Hırslarımıza kapılıyoruz, kendi yapamadıklarımızı çocuklarımızdan istiyor, onların dünyasında yarattığımız etkiyi düşünmüyoruz. Sevgiyle başlayan hatta yer yer gözlerinizin dolmasına sebep olan kitapta acı gerçeklerle yüzleşme vaktinin geldiğini söylüyor Can Dündar. İntihar eden çocuklardan dem vuruyor, ve suçluyu anlatıyor şu satırlarıyla:
"...Musalla taşındaki bu minicik ceset ve onun başucunda haykırılan bu çaresiz dilek karşısında eğelim başımızı...
Onlara sevgiyi öbür dünyada arattığımız için utanalım.
Ve çocukları değil, ana babalarını tedavi altına alalı.
Çünkü tembellik değil, ana babalarının başarı hırsı öldürüyor çocuklarımızı...
Sokuldukları kahrolası bir at yarışının dizginleri körpe boyunlarını kırıyor."

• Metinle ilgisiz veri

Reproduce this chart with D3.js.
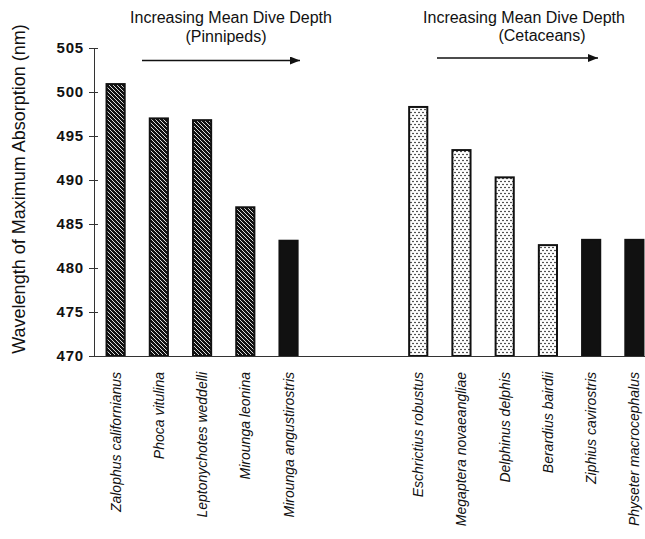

Dahası var bu suçlamaların, hepsi de haklı. Ancak geri kalanını merak edenler alıp kitabı okumalı. Sadece aile içindeki eğitim sistemimiz bile başlı başına sorgulanmalı. Can Dündar kimi acı kimi tatlı örneklerle aktarmış çarpıklıkları Kırmızı Bisiklet'te, tabi baba olmanın da bilinciyle. Büyüklere bir saygı duruşu, küçüklere gösteremediğimiz şefkat var bu kitapta, iyi okunmalı.
Yukarıdaki son alıntı aklıma Her Çocuk Özeldir filimi getirdi. O da hemen hemen aynı etkiyi ve eleştirel bakışı yaratıyor insanda. Hint yapımı filmi izleyince, bu amansız hırsın tüm dünyayı etkisi altına aldığını da görüyorsunuz. Konuya ilginiz varsa onu da izlemenizi tavsiye ederim.